EXERCISE AIM: Reproduce, please, only the lines from the first line below to the line containing "import pandas as pd", inclusive.

----------------

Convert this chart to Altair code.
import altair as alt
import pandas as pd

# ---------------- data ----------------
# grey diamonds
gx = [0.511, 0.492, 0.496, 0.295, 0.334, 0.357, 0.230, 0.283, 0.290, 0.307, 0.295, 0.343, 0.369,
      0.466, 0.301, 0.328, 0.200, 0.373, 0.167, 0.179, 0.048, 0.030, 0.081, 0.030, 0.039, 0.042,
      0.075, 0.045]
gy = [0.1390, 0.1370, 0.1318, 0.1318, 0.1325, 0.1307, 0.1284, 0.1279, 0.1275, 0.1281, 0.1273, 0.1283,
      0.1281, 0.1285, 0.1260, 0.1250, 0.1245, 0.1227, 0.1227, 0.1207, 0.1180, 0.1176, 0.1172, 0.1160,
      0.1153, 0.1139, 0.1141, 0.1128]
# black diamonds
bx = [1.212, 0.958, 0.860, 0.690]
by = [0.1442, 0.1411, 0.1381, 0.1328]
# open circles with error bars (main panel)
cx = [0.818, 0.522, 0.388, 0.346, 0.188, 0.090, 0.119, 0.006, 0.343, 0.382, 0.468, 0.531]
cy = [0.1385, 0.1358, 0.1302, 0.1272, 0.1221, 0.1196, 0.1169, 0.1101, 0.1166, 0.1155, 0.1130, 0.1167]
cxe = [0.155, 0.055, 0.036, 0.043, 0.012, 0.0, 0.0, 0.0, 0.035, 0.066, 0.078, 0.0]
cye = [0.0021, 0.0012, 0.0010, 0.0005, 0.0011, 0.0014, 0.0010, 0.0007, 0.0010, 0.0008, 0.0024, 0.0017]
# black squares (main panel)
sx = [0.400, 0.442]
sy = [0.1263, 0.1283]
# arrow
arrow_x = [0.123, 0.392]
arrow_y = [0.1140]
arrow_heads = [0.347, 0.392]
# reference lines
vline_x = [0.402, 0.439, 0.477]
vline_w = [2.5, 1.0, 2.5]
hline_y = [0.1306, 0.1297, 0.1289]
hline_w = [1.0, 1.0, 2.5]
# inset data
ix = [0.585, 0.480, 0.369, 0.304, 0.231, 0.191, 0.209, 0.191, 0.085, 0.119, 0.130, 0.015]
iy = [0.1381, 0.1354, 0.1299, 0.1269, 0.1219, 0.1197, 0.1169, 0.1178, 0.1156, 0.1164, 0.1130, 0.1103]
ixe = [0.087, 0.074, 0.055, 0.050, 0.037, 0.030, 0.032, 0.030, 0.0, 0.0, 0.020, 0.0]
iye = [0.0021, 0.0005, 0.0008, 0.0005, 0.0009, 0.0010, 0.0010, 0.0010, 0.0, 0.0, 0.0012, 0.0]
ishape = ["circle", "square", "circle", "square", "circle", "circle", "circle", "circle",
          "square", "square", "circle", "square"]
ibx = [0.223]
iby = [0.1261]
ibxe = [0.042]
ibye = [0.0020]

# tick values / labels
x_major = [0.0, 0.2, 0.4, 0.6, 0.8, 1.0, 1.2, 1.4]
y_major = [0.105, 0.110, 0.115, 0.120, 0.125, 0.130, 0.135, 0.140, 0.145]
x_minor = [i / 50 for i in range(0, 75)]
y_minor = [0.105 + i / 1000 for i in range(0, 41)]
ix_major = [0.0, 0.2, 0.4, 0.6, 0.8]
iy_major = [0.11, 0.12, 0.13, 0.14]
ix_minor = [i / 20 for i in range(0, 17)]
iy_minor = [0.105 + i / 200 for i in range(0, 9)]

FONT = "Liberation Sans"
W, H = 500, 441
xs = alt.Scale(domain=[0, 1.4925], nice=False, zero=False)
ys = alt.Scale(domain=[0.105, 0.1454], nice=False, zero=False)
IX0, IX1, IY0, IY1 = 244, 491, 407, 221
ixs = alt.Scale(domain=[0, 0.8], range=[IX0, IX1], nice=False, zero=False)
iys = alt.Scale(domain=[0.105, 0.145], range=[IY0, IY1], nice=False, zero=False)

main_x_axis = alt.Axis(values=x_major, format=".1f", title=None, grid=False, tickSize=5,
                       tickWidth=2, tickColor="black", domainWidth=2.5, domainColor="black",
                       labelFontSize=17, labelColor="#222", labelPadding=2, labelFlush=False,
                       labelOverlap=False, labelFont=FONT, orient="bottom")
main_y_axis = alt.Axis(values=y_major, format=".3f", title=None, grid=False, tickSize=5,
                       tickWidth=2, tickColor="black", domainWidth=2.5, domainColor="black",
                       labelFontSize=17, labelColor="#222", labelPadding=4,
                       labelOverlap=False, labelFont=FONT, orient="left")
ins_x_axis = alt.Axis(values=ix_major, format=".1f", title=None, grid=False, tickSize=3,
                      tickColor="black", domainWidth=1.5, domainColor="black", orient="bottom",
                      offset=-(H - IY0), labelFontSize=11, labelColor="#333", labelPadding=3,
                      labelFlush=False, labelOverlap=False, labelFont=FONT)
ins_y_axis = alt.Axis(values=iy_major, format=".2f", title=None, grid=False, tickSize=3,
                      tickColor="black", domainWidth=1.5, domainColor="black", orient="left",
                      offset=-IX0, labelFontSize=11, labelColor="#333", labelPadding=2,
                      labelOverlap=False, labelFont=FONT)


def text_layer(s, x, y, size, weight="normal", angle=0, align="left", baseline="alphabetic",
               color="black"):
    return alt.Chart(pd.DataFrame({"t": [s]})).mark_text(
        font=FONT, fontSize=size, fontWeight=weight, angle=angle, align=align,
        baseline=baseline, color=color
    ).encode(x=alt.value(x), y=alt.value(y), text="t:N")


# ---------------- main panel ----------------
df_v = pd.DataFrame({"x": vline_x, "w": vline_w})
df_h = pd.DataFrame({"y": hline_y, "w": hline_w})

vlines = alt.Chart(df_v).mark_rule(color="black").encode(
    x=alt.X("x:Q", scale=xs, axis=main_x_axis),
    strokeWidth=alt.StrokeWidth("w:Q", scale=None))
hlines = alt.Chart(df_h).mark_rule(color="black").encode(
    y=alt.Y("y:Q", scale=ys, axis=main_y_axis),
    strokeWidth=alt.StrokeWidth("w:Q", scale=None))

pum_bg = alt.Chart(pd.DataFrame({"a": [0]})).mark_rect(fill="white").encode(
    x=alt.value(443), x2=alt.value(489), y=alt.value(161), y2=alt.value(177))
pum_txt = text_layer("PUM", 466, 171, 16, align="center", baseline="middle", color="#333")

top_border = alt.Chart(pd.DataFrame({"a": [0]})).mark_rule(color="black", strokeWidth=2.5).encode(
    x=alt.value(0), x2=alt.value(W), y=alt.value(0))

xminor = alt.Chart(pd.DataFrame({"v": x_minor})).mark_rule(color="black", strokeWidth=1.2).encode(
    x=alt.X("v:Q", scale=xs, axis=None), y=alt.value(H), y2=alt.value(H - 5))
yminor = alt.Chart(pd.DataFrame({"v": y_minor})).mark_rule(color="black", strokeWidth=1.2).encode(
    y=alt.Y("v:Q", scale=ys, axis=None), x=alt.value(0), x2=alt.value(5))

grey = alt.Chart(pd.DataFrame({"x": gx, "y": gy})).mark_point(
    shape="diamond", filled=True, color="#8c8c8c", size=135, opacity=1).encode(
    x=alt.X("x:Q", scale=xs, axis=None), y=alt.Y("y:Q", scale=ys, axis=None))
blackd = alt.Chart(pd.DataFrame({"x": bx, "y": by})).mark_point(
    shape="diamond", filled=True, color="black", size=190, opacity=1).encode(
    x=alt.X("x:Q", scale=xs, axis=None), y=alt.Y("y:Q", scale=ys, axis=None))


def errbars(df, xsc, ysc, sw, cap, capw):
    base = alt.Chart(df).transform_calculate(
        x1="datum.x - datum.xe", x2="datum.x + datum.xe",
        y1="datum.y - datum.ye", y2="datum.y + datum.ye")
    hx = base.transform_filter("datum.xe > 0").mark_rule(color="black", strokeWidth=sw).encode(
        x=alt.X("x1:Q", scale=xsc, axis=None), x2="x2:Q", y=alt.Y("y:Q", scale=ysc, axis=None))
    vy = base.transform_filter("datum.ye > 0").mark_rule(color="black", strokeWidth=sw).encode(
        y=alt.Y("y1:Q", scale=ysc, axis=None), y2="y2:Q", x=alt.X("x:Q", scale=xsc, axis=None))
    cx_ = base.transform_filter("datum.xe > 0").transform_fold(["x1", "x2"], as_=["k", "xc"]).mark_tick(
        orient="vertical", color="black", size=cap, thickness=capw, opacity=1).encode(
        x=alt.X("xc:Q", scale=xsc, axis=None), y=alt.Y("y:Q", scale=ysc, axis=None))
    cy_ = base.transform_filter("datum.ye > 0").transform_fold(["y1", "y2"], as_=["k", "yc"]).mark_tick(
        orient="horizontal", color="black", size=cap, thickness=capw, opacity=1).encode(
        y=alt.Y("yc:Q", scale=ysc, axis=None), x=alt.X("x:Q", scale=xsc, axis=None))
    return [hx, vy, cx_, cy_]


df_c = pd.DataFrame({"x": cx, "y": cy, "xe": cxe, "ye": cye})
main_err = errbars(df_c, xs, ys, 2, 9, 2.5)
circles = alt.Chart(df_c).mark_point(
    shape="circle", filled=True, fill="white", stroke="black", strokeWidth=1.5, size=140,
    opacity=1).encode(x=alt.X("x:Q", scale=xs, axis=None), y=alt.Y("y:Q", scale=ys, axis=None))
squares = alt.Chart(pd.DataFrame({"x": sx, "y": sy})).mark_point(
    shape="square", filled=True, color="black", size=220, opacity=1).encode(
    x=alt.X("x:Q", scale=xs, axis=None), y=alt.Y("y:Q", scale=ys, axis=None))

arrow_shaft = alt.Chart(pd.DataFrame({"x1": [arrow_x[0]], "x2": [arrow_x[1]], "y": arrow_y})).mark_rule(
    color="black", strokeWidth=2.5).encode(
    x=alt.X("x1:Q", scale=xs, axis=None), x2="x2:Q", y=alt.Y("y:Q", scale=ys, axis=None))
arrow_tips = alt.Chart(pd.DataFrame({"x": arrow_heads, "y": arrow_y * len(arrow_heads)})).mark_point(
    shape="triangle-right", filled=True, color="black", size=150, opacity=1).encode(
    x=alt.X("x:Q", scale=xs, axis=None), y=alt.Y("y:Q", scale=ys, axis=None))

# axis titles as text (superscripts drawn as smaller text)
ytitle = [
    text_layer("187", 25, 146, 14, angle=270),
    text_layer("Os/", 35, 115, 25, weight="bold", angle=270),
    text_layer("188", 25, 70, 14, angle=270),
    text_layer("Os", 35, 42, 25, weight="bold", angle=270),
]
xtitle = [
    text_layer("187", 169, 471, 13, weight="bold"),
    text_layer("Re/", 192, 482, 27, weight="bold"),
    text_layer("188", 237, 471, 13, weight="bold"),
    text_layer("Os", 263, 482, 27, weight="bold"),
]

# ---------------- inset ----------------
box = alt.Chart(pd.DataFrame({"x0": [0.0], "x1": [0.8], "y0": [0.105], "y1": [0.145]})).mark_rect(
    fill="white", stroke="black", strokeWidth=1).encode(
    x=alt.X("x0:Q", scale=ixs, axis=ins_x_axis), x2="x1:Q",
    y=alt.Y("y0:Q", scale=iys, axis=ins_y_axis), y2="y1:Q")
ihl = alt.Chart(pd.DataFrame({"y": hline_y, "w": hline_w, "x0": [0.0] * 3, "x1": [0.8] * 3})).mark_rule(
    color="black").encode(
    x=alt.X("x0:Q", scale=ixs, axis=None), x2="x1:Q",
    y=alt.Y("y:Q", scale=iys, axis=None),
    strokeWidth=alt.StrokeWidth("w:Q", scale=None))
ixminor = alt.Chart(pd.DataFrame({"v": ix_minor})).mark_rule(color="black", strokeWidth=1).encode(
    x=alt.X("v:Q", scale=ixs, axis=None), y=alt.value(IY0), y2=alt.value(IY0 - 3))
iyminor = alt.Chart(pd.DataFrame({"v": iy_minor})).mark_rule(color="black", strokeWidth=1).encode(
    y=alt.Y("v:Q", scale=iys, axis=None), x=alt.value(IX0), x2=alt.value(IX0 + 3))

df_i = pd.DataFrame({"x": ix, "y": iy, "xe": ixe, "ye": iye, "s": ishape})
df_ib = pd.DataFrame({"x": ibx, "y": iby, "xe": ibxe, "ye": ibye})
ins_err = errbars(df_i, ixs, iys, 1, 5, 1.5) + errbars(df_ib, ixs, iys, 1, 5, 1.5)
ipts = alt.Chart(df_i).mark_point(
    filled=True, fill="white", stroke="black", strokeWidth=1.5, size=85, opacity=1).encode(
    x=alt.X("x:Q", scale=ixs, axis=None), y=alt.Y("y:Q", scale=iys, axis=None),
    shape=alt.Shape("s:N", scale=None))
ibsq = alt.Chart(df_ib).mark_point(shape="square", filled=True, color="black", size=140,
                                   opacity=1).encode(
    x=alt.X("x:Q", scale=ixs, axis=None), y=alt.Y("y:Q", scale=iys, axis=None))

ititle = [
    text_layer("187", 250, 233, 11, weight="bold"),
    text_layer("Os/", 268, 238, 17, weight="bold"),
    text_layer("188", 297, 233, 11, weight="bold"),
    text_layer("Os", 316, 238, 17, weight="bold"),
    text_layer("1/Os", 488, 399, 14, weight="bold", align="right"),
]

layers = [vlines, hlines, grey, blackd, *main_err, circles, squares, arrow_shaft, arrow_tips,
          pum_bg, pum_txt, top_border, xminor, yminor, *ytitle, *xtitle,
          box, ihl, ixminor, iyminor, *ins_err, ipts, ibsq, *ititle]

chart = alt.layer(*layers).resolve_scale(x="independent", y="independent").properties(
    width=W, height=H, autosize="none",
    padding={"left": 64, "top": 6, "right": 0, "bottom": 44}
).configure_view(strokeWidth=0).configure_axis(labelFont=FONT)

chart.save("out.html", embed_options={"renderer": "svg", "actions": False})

----------------

THE COMPLETED TASK:
Convert this chart to Altair code.
import altair as alt
import pandas as pd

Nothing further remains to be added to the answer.